▶ **Given information**:
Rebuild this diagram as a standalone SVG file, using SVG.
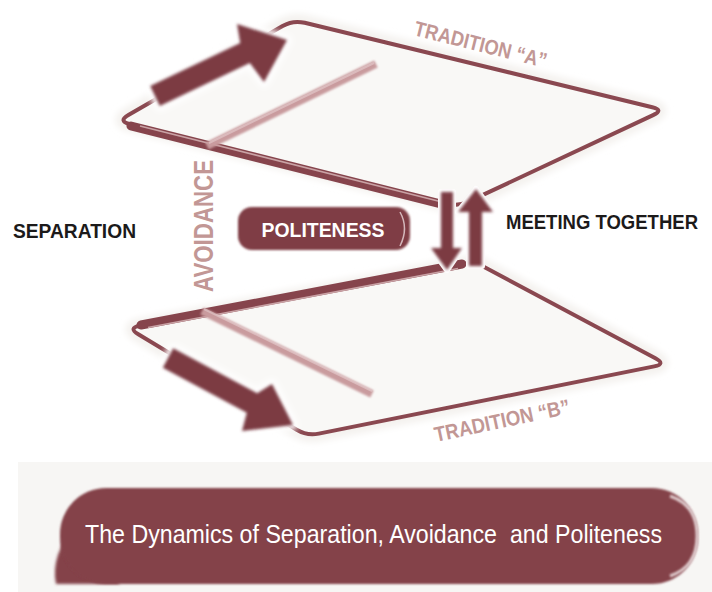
<svg xmlns="http://www.w3.org/2000/svg" width="712" height="592" viewBox="0 0 712 592">
<style>
.halo{fill:#f4f2ef;stroke:#f4f2ef;stroke-width:16;stroke-linejoin:round}
.panel{fill:#f9f8f6;stroke:#8a4850;stroke-width:4;stroke-linejoin:round}
.thick{stroke:#86444c;stroke-width:9;stroke-linecap:round;fill:none}
.thin{stroke:#c9a2a5;stroke-width:1.6;fill:none}
.arrow{fill:#7c3b43;filter:url(#soft)}
.arrowhalo{fill:#ffffff;stroke:#ffffff;stroke-width:10;stroke-linejoin:round}
.bar{stroke:#c99b9e;stroke-width:8;filter:url(#soft1)}
.barhi{stroke:#e6cdcf;stroke-width:2}
.pink{font-family:"Liberation Sans",Arial,sans-serif;font-weight:bold;fill:#c29795}
.black{font-family:"Liberation Sans",Arial,sans-serif;font-weight:bold;fill:#1c1a1a;font-size:21px}
.white{font-family:"Liberation Sans",Arial,sans-serif;fill:#ffffff}
</style>
<defs>
<filter id="soft" x="-20%" y="-20%" width="140%" height="140%"><feGaussianBlur stdDeviation="1.6"/></filter>
<filter id="soft1" x="-20%" y="-20%" width="140%" height="140%"><feGaussianBlur stdDeviation="0.8"/></filter>
<filter id="glow" x="-10%" y="-10%" width="120%" height="120%"><feGaussianBlur stdDeviation="3"/></filter>
</defs>
<rect width="712" height="592" fill="#ffffff"/>

<g id="panel-a">
<path class="halo" filter="url(#glow)" d="M128.4,115 L282.6,26 Q293,20 304.7,22.8 L652.3,107.2 Q664,110 653.1,115.1 L467.9,201.9 Q457,207 445.4,204 L129.6,124 Q118,121 128.4,115 Z"/>
<path class="panel" d="M128.4,115 L282.6,26 Q293,20 304.7,22.8 L652.3,107.2 Q664,110 653.1,115.1 L467.9,201.9 Q457,207 445.4,204 L129.6,124 Q118,121 128.4,115 Z"/>
<line class="thick" x1="131" y1="126" x2="445" y2="205"/>
<line class="thin" x1="140" y1="126" x2="440" y2="201.5"/>
<text class="pink" font-size="21" transform="translate(413,35) rotate(14)" textLength="136" lengthAdjust="spacingAndGlyphs">TRADITION “A”</text>
</g>

<g id="panel-b">
<path class="halo" filter="url(#glow)" d="M139.8,325.8 L463.2,264.2 Q475,262 485.6,267.7 L655.4,358.3 Q666,364 654.2,366.4 L318.8,433.6 Q307,436 296.7,429.8 L138.3,334.2 Q128,328 139.8,325.8 Z"/>
<path class="panel" d="M139.8,325.8 L463.2,264.2 Q475,262 485.6,267.7 L655.4,358.3 Q666,364 654.2,366.4 L318.8,433.6 Q307,436 296.7,429.8 L138.3,334.2 Q128,328 139.8,325.8 Z"/>
<line class="thick" x1="141" y1="325" x2="462" y2="264"/>
<line class="thin" x1="148" y1="327.5" x2="458" y2="268.5"/>
<text class="pink" font-size="21" transform="translate(436,442) rotate(-12)" textLength="138" lengthAdjust="spacingAndGlyphs">TRADITION “B”</text>
</g>

<g id="connectors">
<g id="arrow-top">
<polygon class="arrowhalo" filter="url(#glow)" points="150.2,86.1 240.2,43.1 237,24 287,40 264,82 249.8,62.9 159.8,105.9"/>
<polygon class="arrow" points="150.2,86.1 240.2,43.1 237,24 287,40 264,82 249.8,62.9 159.8,105.9"/>
</g>
<g id="arrow-bottom">
<polygon class="arrowhalo" filter="url(#glow)" points="173.2,348.3 257.2,393.3 272,384 293,425 242,431 246.8,412.7 162.8,367.7"/>
<polygon class="arrow" points="173.2,348.3 257.2,393.3 272,384 293,425 242,431 246.8,412.7 162.8,367.7"/>
</g>
<g id="bar-top">
<line class="bar" x1="207" y1="146" x2="376" y2="64"/>
<line class="barhi" x1="209" y1="143" x2="374" y2="63" opacity="0.6"/>
</g>
<g id="bar-bottom">
<line class="bar" x1="202" y1="311" x2="372" y2="394"/>
<line class="barhi" x1="204" y1="309" x2="372" y2="391" opacity="0.6"/>
</g>
<g id="arrow-down">
<polygon fill="#ffffff" stroke="#ffffff" stroke-width="6" stroke-linejoin="round" points="441,192 453,192 453,248 462,248 447,270 431,248 441,248"/>
<polygon class="arrow" points="441,192 453,192 453,248 462,248 447,270 431,248 441,248"/>
</g>
<g id="arrow-up">
<polygon fill="#ffffff" stroke="#ffffff" stroke-width="6" stroke-linejoin="round" points="476,189 493,212 482,212 482,266 469,266 469,212 458,212"/>
<polygon class="arrow" points="476,189 493,212 482,212 482,266 469,266 469,212 458,212"/>
</g>
</g>

<g id="avoidance">
<text class="pink" font-size="28" text-anchor="middle" transform="translate(213,226) rotate(-90)" textLength="132" lengthAdjust="spacingAndGlyphs">AVOIDANCE</text>
</g>

<g id="politeness">
<rect x="238" y="207" width="172" height="43" rx="14" fill="#7f3c45" filter="url(#soft1)"/>
<path d="M400,212 Q409,228 400,246" fill="none" stroke="#e8d6d8" stroke-width="1.5" opacity="0.8"/>
<text class="white" font-weight="bold" font-size="20" x="323" y="237" text-anchor="middle" textLength="123" lengthAdjust="spacingAndGlyphs">POLITENESS</text>
</g>

<g id="separation">
<text class="black" x="13" y="238" textLength="123" lengthAdjust="spacingAndGlyphs">SEPARATION</text>
</g>

<g id="meeting-together">
<text class="black" x="506" y="229" style="font-size:20px" textLength="192" lengthAdjust="spacingAndGlyphs">MEETING TOGETHER</text>
</g>

<g id="title">
<rect x="18" y="462" width="694" height="130" fill="#f7f6f4"/>
<path d="M76,525 Q50,555 56,584 L120,584 Z" fill="#84424a" filter="url(#soft)"/>
<rect x="60" y="488" width="638" height="96" rx="46" fill="#84424a" filter="url(#soft1)"/>
<path d="M670,496 Q697,505 697,536 Q697,567 670,576" fill="none" stroke="#efe3e4" stroke-width="3" opacity="0.85" filter="url(#soft1)"/>
<text class="white" font-size="25" x="85" y="543" textLength="577" lengthAdjust="spacingAndGlyphs" xml:space="preserve">The Dynamics of Separation, Avoidance  and Politeness</text>
</g>
</svg>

▶ **Do this**: Skip every picture and transcribe the data above exactly.

▶ **Solution to this problem**:
Rebuild this diagram as a standalone SVG file, using SVG.
<svg xmlns="http://www.w3.org/2000/svg" width="712" height="592" viewBox="0 0 712 592">
<style>
.halo{fill:#f4f2ef;stroke:#f4f2ef;stroke-width:16;stroke-linejoin:round}
.panel{fill:#f9f8f6;stroke:#8a4850;stroke-width:4;stroke-linejoin:round}
.thick{stroke:#86444c;stroke-width:9;stroke-linecap:round;fill:none}
.thin{stroke:#c9a2a5;stroke-width:1.6;fill:none}
.arrow{fill:#7c3b43;filter:url(#soft)}
.arrowhalo{fill:#ffffff;stroke:#ffffff;stroke-width:10;stroke-linejoin:round}
.bar{stroke:#c99b9e;stroke-width:8;filter:url(#soft1)}
.barhi{stroke:#e6cdcf;stroke-width:2}
.pink{font-family:"Liberation Sans",Arial,sans-serif;font-weight:bold;fill:#c29795}
.black{font-family:"Liberation Sans",Arial,sans-serif;font-weight:bold;fill:#1c1a1a;font-size:21px}
.white{font-family:"Liberation Sans",Arial,sans-serif;fill:#ffffff}
</style>
<defs>
<filter id="soft" x="-20%" y="-20%" width="140%" height="140%"><feGaussianBlur stdDeviation="1.6"/></filter>
<filter id="soft1" x="-20%" y="-20%" width="140%" height="140%"><feGaussianBlur stdDeviation="0.8"/></filter>
<filter id="glow" x="-10%" y="-10%" width="120%" height="120%"><feGaussianBlur stdDeviation="3"/></filter>
</defs>
<rect width="712" height="592" fill="#ffffff"/>

<g id="panel-a">
<path class="halo" filter="url(#glow)" d="M128.4,115 L282.6,26 Q293,20 304.7,22.8 L652.3,107.2 Q664,110 653.1,115.1 L467.9,201.9 Q457,207 445.4,204 L129.6,124 Q118,121 128.4,115 Z"/>
<path class="panel" d="M128.4,115 L282.6,26 Q293,20 304.7,22.8 L652.3,107.2 Q664,110 653.1,115.1 L467.9,201.9 Q457,207 445.4,204 L129.6,124 Q118,121 128.4,115 Z"/>
<line class="thick" x1="131" y1="126" x2="445" y2="205"/>
<line class="thin" x1="140" y1="126" x2="440" y2="201.5"/>
<text class="pink" font-size="21" transform="translate(413,35) rotate(14)" textLength="136" lengthAdjust="spacingAndGlyphs">TRADITION “A”</text>
</g>

<g id="panel-b">
<path class="halo" filter="url(#glow)" d="M139.8,325.8 L463.2,264.2 Q475,262 485.6,267.7 L655.4,358.3 Q666,364 654.2,366.4 L318.8,433.6 Q307,436 296.7,429.8 L138.3,334.2 Q128,328 139.8,325.8 Z"/>
<path class="panel" d="M139.8,325.8 L463.2,264.2 Q475,262 485.6,267.7 L655.4,358.3 Q666,364 654.2,366.4 L318.8,433.6 Q307,436 296.7,429.8 L138.3,334.2 Q128,328 139.8,325.8 Z"/>
<line class="thick" x1="141" y1="325" x2="462" y2="264"/>
<line class="thin" x1="148" y1="327.5" x2="458" y2="268.5"/>
<text class="pink" font-size="21" transform="translate(436,442) rotate(-12)" textLength="138" lengthAdjust="spacingAndGlyphs">TRADITION “B”</text>
</g>

<g id="connectors">
<g id="arrow-top">
<polygon class="arrowhalo" filter="url(#glow)" points="150.2,86.1 240.2,43.1 237,24 287,40 264,82 249.8,62.9 159.8,105.9"/>
<polygon class="arrow" points="150.2,86.1 240.2,43.1 237,24 287,40 264,82 249.8,62.9 159.8,105.9"/>
</g>
<g id="arrow-bottom">
<polygon class="arrowhalo" filter="url(#glow)" points="173.2,348.3 257.2,393.3 272,384 293,425 242,431 246.8,412.7 162.8,367.7"/>
<polygon class="arrow" points="173.2,348.3 257.2,393.3 272,384 293,425 242,431 246.8,412.7 162.8,367.7"/>
</g>
<g id="bar-top">
<line class="bar" x1="207" y1="146" x2="376" y2="64"/>
<line class="barhi" x1="209" y1="143" x2="374" y2="63" opacity="0.6"/>
</g>
<g id="bar-bottom">
<line class="bar" x1="202" y1="311" x2="372" y2="394"/>
<line class="barhi" x1="204" y1="309" x2="372" y2="391" opacity="0.6"/>
</g>
<g id="arrow-down">
<polygon fill="#ffffff" stroke="#ffffff" stroke-width="6" stroke-linejoin="round" points="441,192 453,192 453,248 462,248 447,270 431,248 441,248"/>
<polygon class="arrow" points="441,192 453,192 453,248 462,248 447,270 431,248 441,248"/>
</g>
<g id="arrow-up">
<polygon fill="#ffffff" stroke="#ffffff" stroke-width="6" stroke-linejoin="round" points="476,189 493,212 482,212 482,266 469,266 469,212 458,212"/>
<polygon class="arrow" points="476,189 493,212 482,212 482,266 469,266 469,212 458,212"/>
</g>
</g>

<g id="avoidance">
<text class="pink" font-size="28" text-anchor="middle" transform="translate(213,226) rotate(-90)" textLength="132" lengthAdjust="spacingAndGlyphs">AVOIDANCE</text>
</g>

<g id="politeness">
<rect x="238" y="207" width="172" height="43" rx="14" fill="#7f3c45" filter="url(#soft1)"/>
<path d="M400,212 Q409,228 400,246" fill="none" stroke="#e8d6d8" stroke-width="1.5" opacity="0.8"/>
<text class="white" font-weight="bold" font-size="20" x="323" y="237" text-anchor="middle" textLength="123" lengthAdjust="spacingAndGlyphs">POLITENESS</text>
</g>

<g id="separation">
<text class="black" x="13" y="238" textLength="123" lengthAdjust="spacingAndGlyphs">SEPARATION</text>
</g>

<g id="meeting-together">
<text class="black" x="506" y="229" style="font-size:20px" textLength="192" lengthAdjust="spacingAndGlyphs">MEETING TOGETHER</text>
</g>

<g id="title">
<rect x="18" y="462" width="694" height="130" fill="#f7f6f4"/>
<path d="M76,525 Q50,555 56,584 L120,584 Z" fill="#84424a" filter="url(#soft)"/>
<rect x="60" y="488" width="638" height="96" rx="46" fill="#84424a" filter="url(#soft1)"/>
<path d="M670,496 Q697,505 697,536 Q697,567 670,576" fill="none" stroke="#efe3e4" stroke-width="3" opacity="0.85" filter="url(#soft1)"/>
<text class="white" font-size="25" x="85" y="543" textLength="577" lengthAdjust="spacingAndGlyphs" xml:space="preserve">The Dynamics of Separation, Avoidance  and Politeness</text>
</g>
</svg>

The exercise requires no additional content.